The days turn into a full week of missed work, living in a hotel, and still no communication as to what is going on or if the loan will eventually be approved or declined. Their week off , the big move week, is spent frantically trying to keep the real estate transaction together and pleading for updates from the loan oﬃcer as to when they might close.
Unfortunately, the young physician’s wife is due back at the law firm she works for and she’s forced to leave, U-Haul van full of furniture and home still in limbo. The young couple cannot understand or get a straight answer as to why the bank is having diﬃculty processing and closing their loan.
Needless to say, they are extremely angry, which they have made very clear to the “pencil pushers” (the physician’s exact words) processing their loan. The physician ends his post with, “And we wonder why there is/was a mortgage crisis.”
This nightmare scenario is not unique. Unfortunately, we regularly receive calls from clients with similar stories, the cause of which is, typically, one or both of the following common mistakes made early in the loan process:
- The loan officer they are dealing with has no experience with physicians. Most loan oﬃcers do not understand complicated physician employment contracts, closing on future income (before employment even begins), 1099 independent contractor positions, self-employed physician practices, student loans with IBR (income-based repayment), deferments, forbearances, or the complexity these factors bring to the underwriting process, and the effect they have on the final underwriting approval or decline.
Virtually all physicians deal with these issues at some point in their career; the average loan oﬃcer sees these issues only once in a blue moon and, consequently, misunderstands and mismanages them frequently.
- The physician client did not do sufficient research early enough in the process. This is hard for clients to accept, but the reality is that many of the physicians we advise have a very complex loan to underwrite. There are often multiple moving pieces: new positions, complicated employment contracts, independent contractor employment, relocation across the country, student loans coming out of or into deferment, and limited down payments, which are often gifted or coming from relocation or sign-on bonuses. All of which can be a reason for decline by an underwriter using conventional underwriting guidelines. Understand that from your logical perspective, you are the most intelligent, high-income, high-credit, dependable person you know.
To the average loan oﬃcer and mortgage underwriter, your situation is confusing and doesn’t fit the guidelines. Simply put, many physicians don’t fit cleanly into the conventional underwriting “box.”

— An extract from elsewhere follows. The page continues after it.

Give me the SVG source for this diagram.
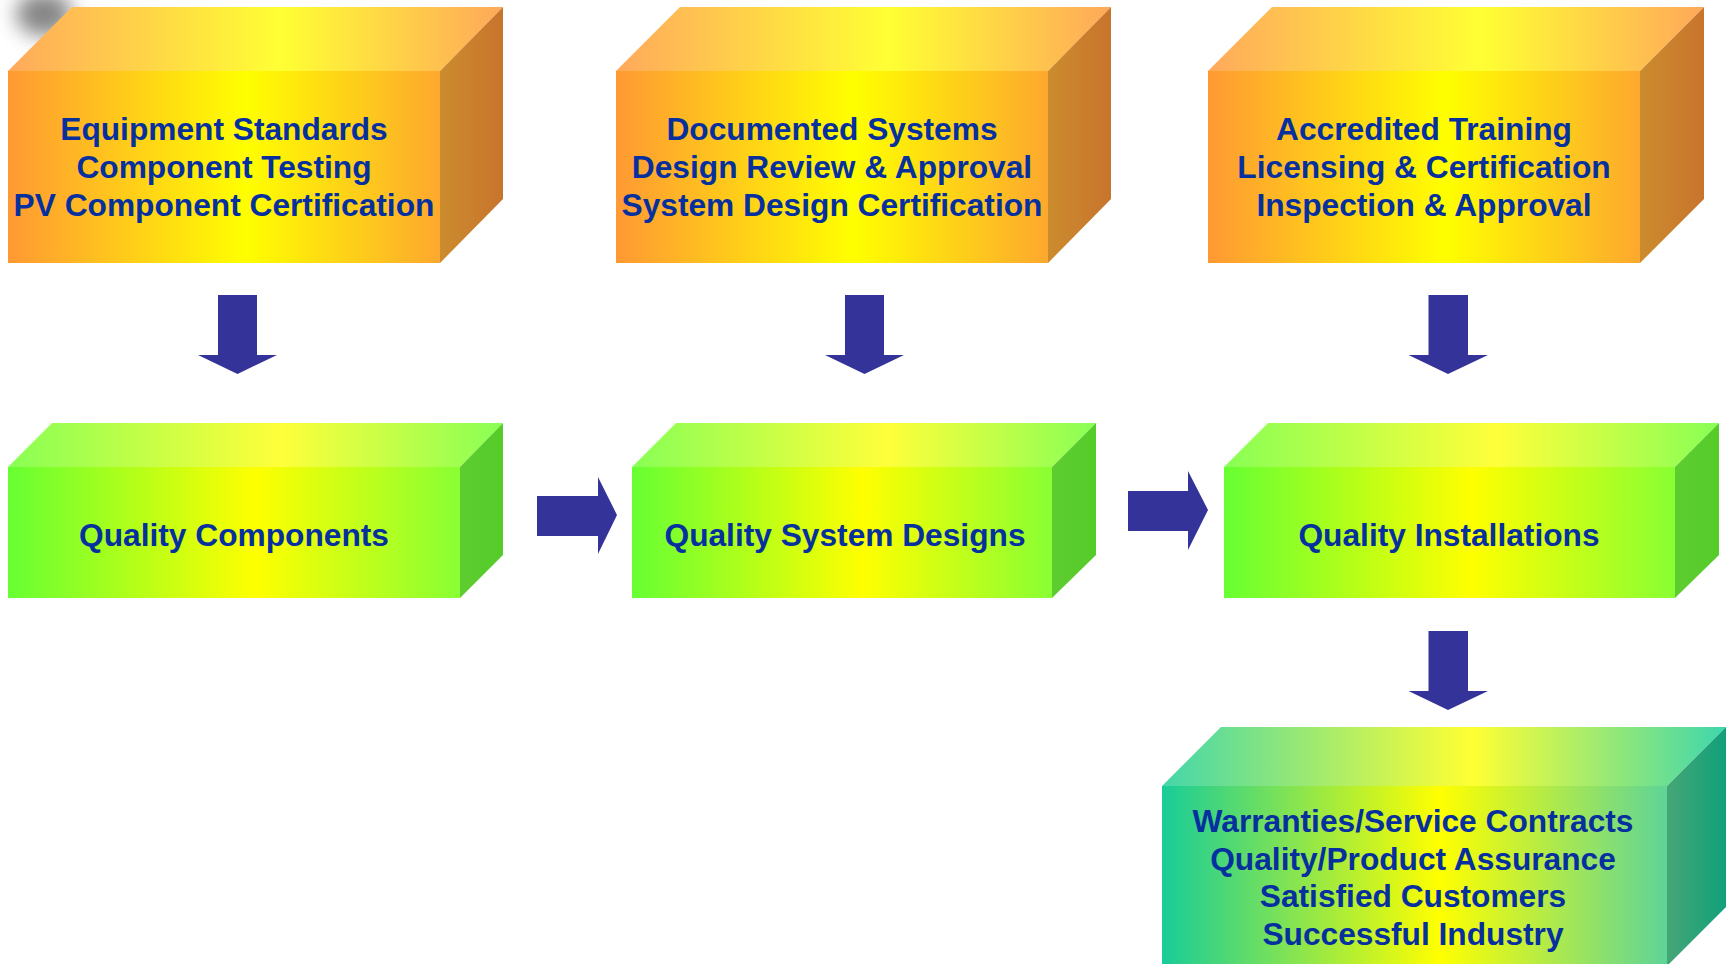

HUGE CONFLICT IN MORTGAGE LENDING.
There is a huge conflict in mortgage lending, which leads to most if not all of the ugly, last-minute, declined-loans. Here’s the truth: loan oﬃcers have a tendency to say YES. No loan officer anywhere was ever paid on a loan they said no to, so it behooves them to say, “Yes, I can get your loan done.”
Regrettably, some loan oﬃcers get too comfortable with this response, resulting in perilous consequences for unknowing homebuyers. It’s not that most loan oﬃcers are bad or are lying. Unfortunately, they just don’t know better. Most are not experienced enough with the complexities that are commonplace with physicians.
Conversely, mortgage underwriters are paid to say no. They are the gatekeepers and their job is to ensure that your loan meets the underwriting guidelines to the letter. If they say yes and approve your loan without your exactly fitting the underwriting guideline “box,” the underwriter could be disciplined or even terminated. So, it has little to do with common sense or even your ability to service the debt and make on-time payments. It has everything to do with whether your loan fits the written underwriting guidelines the underwriters are given.
Because of this conflict between loan oﬃcers (yes) and underwriters (no), many physicians face problems during the underwriting process. This is why you, as a physician, should be better educated.